▶ [EXTRACTED MATERIAL]
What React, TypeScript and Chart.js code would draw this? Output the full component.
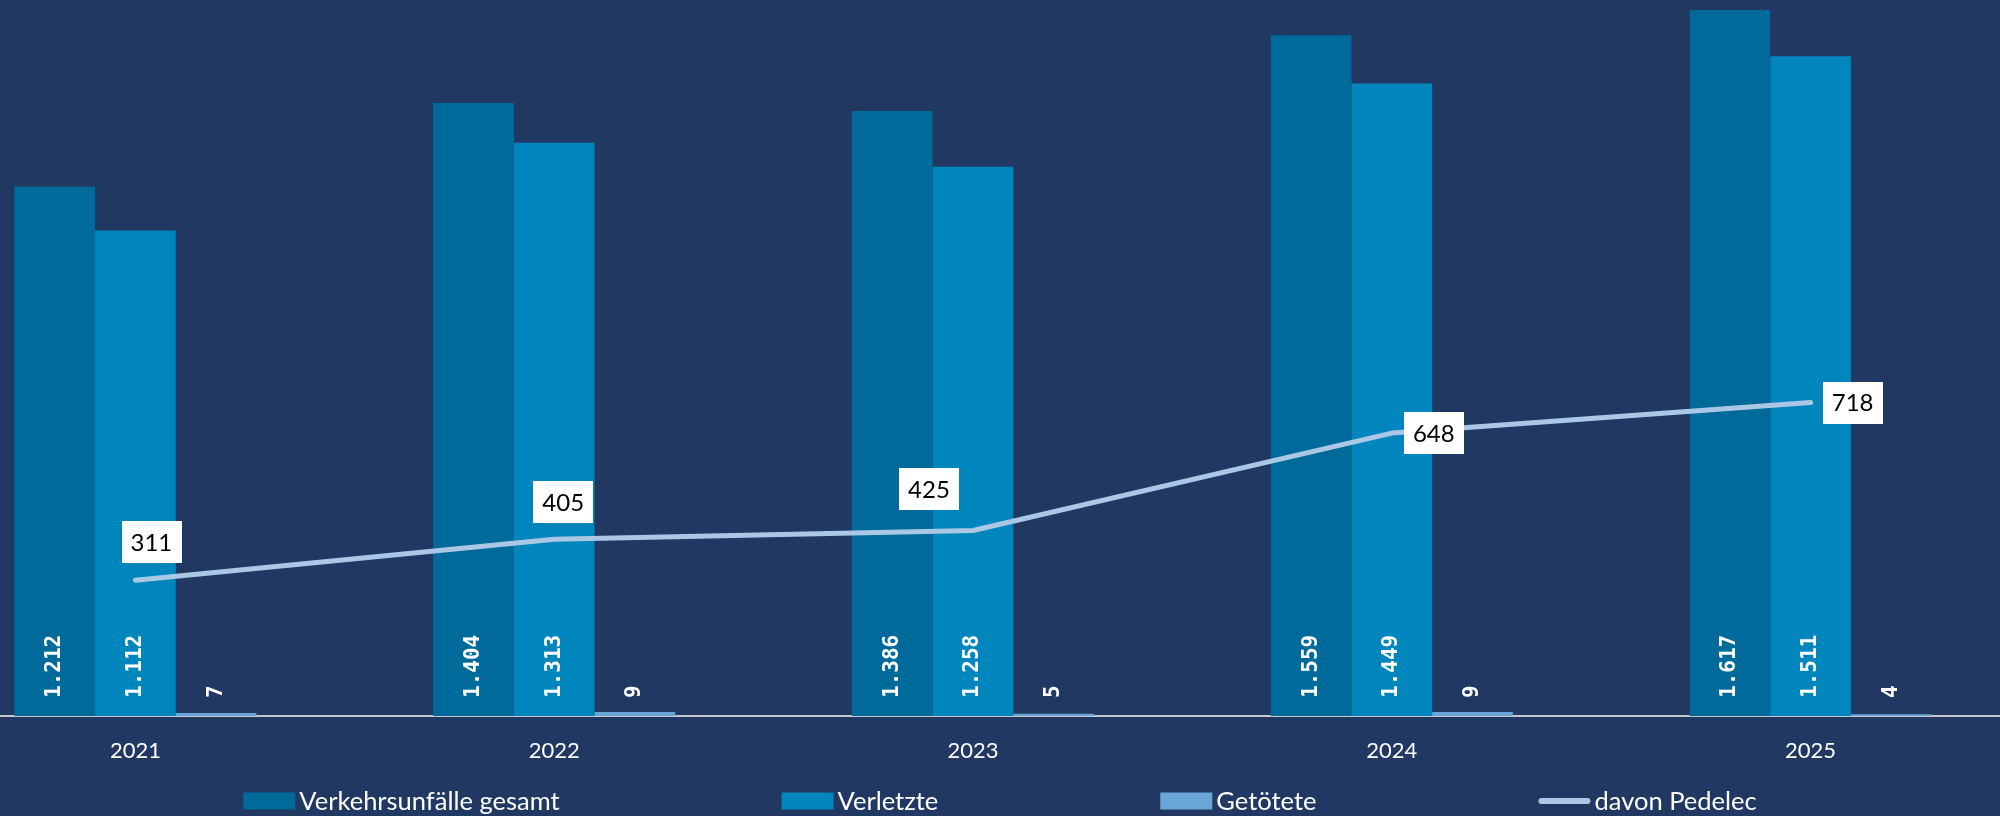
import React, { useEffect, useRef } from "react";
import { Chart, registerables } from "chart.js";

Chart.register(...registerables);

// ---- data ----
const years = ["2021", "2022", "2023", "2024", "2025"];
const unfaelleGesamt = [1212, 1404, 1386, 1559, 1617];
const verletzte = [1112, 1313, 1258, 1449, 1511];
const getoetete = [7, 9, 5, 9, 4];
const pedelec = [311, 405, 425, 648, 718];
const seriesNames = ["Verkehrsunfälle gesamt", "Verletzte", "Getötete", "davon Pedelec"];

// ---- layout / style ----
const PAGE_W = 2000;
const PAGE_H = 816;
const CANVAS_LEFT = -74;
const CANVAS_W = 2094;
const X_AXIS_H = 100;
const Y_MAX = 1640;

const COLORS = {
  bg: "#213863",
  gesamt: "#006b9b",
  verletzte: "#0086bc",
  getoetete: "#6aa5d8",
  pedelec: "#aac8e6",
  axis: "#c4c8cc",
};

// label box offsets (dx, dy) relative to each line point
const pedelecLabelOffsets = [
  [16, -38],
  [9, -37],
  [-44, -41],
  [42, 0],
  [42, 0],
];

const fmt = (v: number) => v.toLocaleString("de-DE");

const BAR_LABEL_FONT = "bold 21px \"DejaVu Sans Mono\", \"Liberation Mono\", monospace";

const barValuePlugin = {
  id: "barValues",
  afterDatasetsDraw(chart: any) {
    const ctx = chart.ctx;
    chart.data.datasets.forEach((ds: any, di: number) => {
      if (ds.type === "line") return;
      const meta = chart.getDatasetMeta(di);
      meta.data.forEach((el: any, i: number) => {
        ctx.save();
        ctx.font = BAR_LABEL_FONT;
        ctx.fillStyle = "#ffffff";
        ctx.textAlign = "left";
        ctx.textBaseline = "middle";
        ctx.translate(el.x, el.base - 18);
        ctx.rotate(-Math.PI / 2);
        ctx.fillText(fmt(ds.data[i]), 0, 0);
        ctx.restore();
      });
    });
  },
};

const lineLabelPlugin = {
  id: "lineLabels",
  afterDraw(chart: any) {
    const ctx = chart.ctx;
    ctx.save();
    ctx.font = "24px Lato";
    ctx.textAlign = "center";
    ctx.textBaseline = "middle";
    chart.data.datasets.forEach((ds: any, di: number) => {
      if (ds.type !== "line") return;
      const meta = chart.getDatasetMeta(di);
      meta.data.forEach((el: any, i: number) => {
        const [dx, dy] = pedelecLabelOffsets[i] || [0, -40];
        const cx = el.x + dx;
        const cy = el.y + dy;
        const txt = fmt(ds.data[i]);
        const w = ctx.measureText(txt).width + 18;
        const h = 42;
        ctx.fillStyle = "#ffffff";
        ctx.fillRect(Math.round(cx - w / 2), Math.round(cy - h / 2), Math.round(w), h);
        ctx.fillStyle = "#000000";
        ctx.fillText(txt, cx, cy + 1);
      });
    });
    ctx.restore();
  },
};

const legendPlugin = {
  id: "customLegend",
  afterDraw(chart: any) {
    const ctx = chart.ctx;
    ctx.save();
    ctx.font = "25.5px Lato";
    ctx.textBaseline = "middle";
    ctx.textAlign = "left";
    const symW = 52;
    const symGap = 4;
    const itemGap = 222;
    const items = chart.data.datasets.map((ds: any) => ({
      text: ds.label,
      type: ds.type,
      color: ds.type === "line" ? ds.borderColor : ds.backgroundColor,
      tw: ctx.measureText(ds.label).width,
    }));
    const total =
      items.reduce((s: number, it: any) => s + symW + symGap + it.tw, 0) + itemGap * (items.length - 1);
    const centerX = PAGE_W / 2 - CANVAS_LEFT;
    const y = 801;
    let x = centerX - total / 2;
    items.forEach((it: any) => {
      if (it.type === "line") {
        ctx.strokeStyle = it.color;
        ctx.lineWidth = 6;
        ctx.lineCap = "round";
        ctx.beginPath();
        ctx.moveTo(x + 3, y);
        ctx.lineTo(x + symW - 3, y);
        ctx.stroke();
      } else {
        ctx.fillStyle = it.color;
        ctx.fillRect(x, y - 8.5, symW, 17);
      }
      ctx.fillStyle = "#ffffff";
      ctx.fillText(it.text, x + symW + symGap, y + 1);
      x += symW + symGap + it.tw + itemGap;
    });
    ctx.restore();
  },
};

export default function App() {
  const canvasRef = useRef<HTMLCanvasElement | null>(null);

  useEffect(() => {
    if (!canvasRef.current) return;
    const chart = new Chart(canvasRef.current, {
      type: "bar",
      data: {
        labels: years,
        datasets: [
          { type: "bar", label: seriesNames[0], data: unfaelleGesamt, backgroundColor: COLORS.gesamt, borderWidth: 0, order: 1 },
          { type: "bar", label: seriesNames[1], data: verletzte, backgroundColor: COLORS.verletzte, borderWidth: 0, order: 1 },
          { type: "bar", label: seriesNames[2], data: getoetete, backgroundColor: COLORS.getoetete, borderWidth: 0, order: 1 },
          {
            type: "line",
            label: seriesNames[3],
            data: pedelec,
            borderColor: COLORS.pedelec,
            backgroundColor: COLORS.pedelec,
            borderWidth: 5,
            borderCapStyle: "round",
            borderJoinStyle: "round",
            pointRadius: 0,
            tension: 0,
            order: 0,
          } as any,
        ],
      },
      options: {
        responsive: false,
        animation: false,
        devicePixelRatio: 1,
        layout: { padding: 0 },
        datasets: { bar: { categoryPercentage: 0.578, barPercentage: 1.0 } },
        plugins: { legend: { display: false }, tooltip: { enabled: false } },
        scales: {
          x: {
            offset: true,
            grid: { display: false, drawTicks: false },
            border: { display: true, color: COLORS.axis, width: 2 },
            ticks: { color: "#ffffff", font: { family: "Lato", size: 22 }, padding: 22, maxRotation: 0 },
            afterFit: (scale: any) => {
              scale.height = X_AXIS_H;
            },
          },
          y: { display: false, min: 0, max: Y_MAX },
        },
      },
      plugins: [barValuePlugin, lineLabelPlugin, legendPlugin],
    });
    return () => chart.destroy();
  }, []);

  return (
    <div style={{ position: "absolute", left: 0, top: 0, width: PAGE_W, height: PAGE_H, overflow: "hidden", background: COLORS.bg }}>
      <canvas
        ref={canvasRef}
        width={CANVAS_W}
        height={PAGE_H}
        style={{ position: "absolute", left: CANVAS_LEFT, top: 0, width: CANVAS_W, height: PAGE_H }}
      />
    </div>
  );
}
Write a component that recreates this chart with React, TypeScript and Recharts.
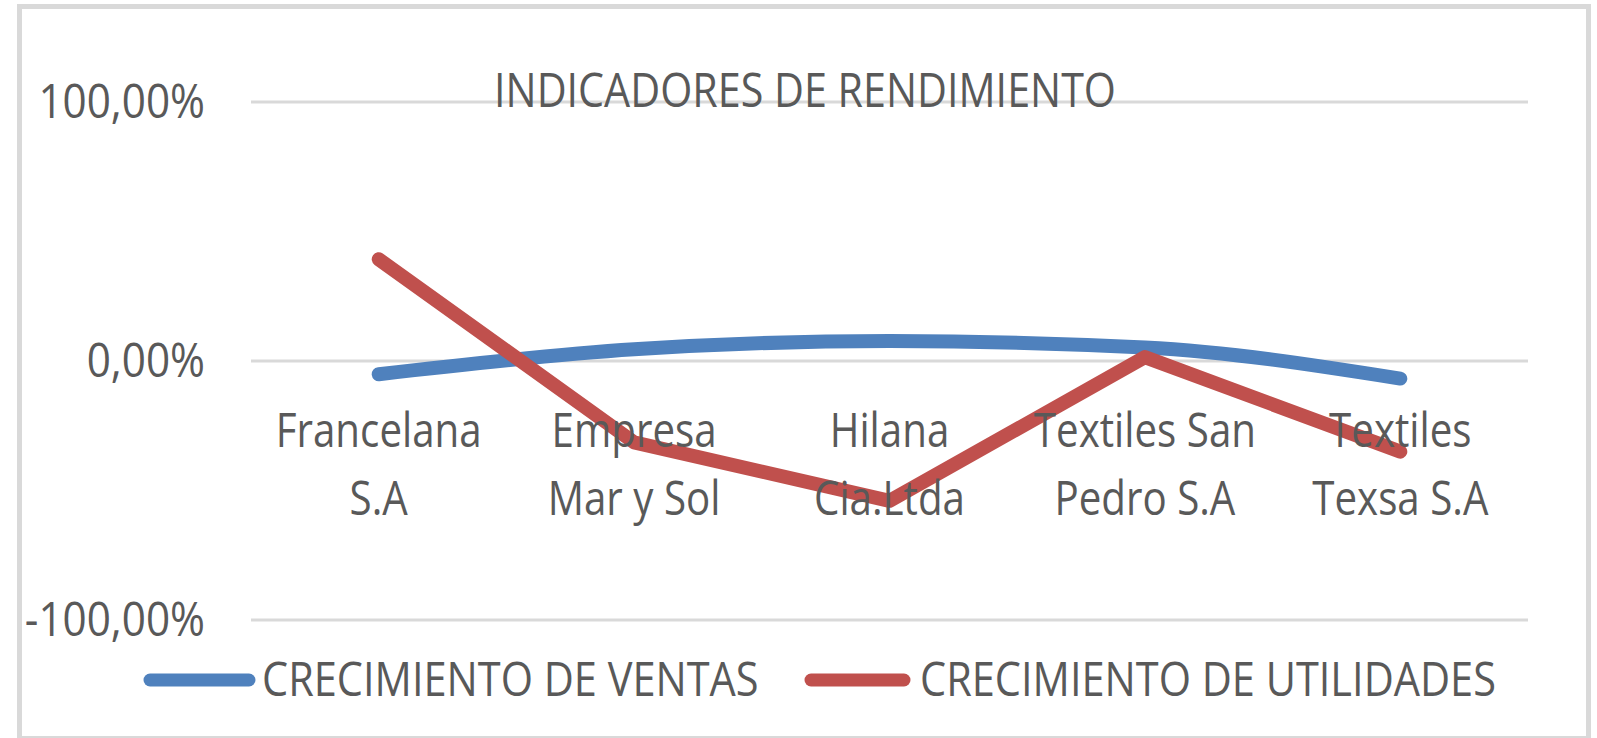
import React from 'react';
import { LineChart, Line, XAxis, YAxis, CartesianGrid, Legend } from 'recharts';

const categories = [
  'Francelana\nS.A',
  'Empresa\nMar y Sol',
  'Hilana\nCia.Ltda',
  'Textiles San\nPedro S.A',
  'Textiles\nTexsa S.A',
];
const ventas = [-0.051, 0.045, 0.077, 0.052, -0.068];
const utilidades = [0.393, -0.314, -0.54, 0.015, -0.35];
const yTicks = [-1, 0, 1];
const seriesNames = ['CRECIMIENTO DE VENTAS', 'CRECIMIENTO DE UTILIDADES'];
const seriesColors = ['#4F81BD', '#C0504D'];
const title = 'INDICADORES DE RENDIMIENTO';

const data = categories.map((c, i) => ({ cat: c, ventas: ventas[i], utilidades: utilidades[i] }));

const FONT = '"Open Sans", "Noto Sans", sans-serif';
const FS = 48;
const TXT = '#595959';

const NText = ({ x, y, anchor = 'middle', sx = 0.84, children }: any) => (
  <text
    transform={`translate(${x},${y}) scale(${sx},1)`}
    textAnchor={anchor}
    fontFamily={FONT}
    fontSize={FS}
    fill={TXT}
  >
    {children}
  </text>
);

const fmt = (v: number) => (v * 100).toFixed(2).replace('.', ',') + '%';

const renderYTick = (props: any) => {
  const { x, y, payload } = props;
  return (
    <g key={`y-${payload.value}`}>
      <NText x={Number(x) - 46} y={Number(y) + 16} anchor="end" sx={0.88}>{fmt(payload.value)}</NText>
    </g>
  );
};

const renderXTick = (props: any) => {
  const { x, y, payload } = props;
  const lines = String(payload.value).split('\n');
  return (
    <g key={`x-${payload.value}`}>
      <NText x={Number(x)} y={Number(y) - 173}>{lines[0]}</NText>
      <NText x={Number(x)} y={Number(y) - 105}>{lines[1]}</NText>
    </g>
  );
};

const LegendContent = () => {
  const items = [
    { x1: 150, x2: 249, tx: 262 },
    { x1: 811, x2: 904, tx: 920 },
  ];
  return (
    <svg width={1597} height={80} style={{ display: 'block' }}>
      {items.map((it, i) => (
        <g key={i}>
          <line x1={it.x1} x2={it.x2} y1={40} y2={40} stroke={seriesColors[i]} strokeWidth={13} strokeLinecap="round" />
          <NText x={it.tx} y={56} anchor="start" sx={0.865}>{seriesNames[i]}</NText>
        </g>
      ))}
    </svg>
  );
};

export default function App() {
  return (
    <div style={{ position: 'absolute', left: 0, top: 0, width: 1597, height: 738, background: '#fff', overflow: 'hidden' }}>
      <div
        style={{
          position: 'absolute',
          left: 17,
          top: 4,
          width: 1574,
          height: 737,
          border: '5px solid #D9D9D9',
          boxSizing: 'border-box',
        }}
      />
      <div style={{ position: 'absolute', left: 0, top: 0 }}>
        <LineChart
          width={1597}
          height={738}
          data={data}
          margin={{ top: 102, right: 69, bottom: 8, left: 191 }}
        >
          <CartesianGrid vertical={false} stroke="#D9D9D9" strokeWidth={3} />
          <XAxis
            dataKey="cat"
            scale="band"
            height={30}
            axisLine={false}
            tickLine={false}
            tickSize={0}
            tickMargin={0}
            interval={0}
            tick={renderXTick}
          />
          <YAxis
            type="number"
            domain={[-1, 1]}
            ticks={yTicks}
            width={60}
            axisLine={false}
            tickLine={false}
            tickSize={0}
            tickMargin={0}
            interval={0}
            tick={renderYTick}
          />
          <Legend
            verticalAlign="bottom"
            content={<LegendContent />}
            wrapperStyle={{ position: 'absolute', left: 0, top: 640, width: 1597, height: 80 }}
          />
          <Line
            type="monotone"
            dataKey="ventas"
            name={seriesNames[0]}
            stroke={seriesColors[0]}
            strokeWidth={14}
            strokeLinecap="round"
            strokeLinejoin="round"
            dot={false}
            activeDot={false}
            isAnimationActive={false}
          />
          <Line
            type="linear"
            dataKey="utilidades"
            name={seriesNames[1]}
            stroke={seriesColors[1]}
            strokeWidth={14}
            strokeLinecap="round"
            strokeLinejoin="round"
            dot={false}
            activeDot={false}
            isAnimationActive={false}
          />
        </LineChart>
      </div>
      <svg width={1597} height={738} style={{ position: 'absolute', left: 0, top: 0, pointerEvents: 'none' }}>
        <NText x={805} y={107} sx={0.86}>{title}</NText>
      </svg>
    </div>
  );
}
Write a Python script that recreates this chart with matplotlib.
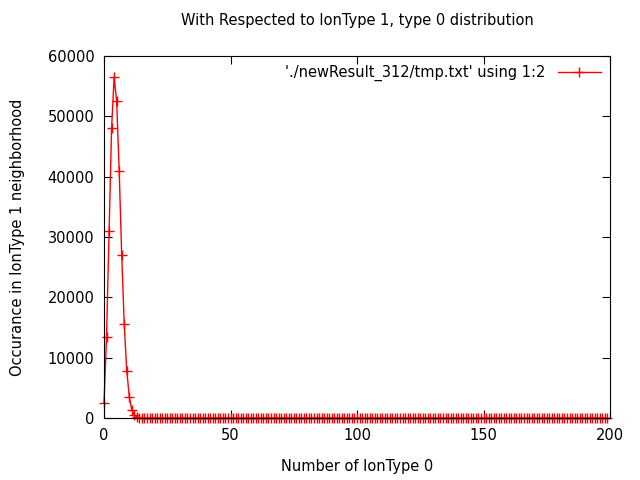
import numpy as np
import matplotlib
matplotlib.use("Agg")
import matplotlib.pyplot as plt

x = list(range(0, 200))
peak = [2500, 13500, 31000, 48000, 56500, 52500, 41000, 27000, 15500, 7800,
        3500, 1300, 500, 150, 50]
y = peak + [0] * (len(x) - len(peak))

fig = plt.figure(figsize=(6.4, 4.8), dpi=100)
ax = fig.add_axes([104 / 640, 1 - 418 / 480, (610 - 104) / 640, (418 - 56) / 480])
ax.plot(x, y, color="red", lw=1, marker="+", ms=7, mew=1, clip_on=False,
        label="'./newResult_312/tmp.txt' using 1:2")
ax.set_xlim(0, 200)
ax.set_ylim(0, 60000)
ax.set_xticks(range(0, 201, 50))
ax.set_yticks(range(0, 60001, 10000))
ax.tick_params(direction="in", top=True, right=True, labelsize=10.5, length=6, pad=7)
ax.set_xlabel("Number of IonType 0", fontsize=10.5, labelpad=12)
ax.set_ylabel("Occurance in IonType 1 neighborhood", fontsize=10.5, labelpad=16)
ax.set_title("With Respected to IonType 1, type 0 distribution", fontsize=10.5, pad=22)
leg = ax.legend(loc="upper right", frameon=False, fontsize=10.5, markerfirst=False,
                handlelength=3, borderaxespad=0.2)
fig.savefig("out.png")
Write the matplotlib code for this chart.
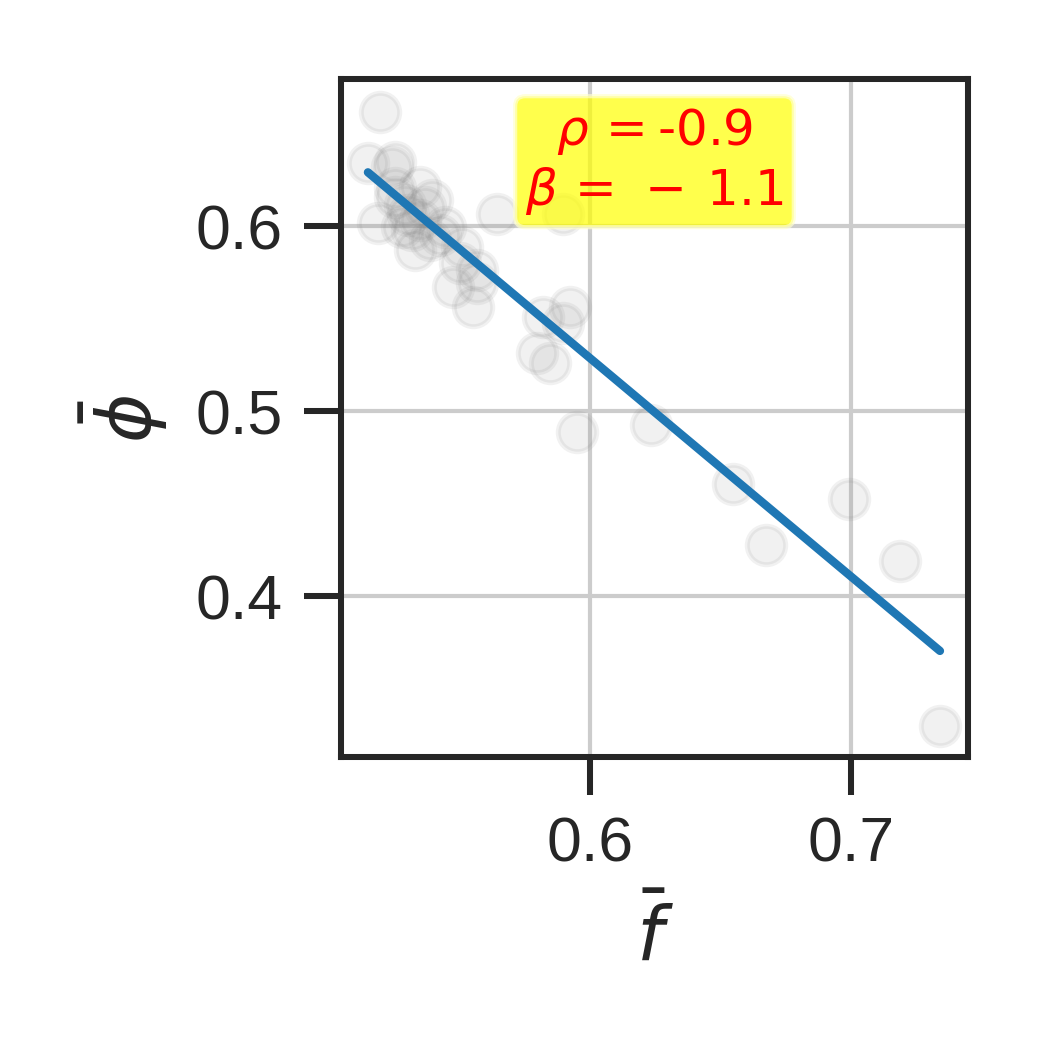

▶ [AIM] Return the material line for line, from its beginning to the line that contains "Chart.register(...registerables);", with the pictures left out.

▶ [CORRECT RESPONSE]
What React, TypeScript and Chart.js code would draw this? Output the full component.
import React, { useEffect, useRef } from "react";
import { Chart, registerables } from "chart.js";

Chart.register(...registerables);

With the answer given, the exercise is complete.